Which they aren’t. At all.



Here's what I found for birthdates - https://www.panix.com/~murphy/bday.html. The variation between dates doesn't seem all that bad. So, for all practical purposes, we can assume that births across dates is uniform.

Given this, the only real issue is ZIP codes. If we assume that we know nothing about how populations are distributed across ZIP codes, given just the gender and date of birth, we can narrow down the cohort to just 5650 US persons (330M x 1/2 x 1/(80x365)).

According to this link - https://www.johndcook.com/blog/2019/08/21/zip-code-populatio... - 80% of the US population lives in 27% of her ZIP codes.

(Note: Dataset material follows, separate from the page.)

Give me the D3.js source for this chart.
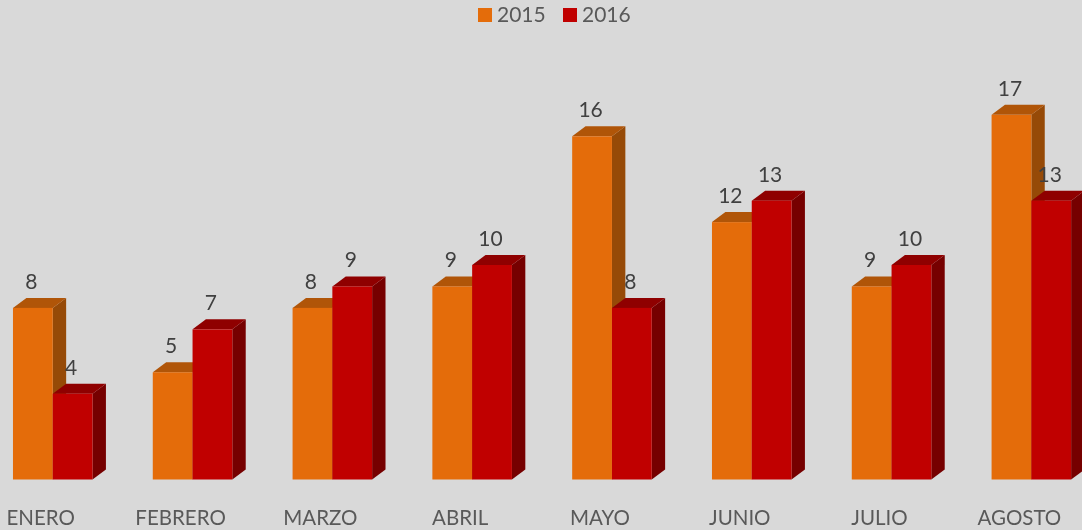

Assuming your target individual is in the 80%, given the gender, birthdate, and ZIP code, you can narrow down to the following - 0.8x330M x 1/2 x 1/(80x365) x 1/(0.27x42000) = 0.4 US persons per ZIP code.

Basically, these three data points can almost certainly uniquely identify specific individuals - the only remaining thing is to connect a name/phone number to each individual.


Obviously the data is not really anonymized.

Im just nitpicking your weirdly precise results of your fermi math. It would be easier to grab this from the census data, right? 40 year old males with a given birthdate, no zip code, narrows to ~7,154.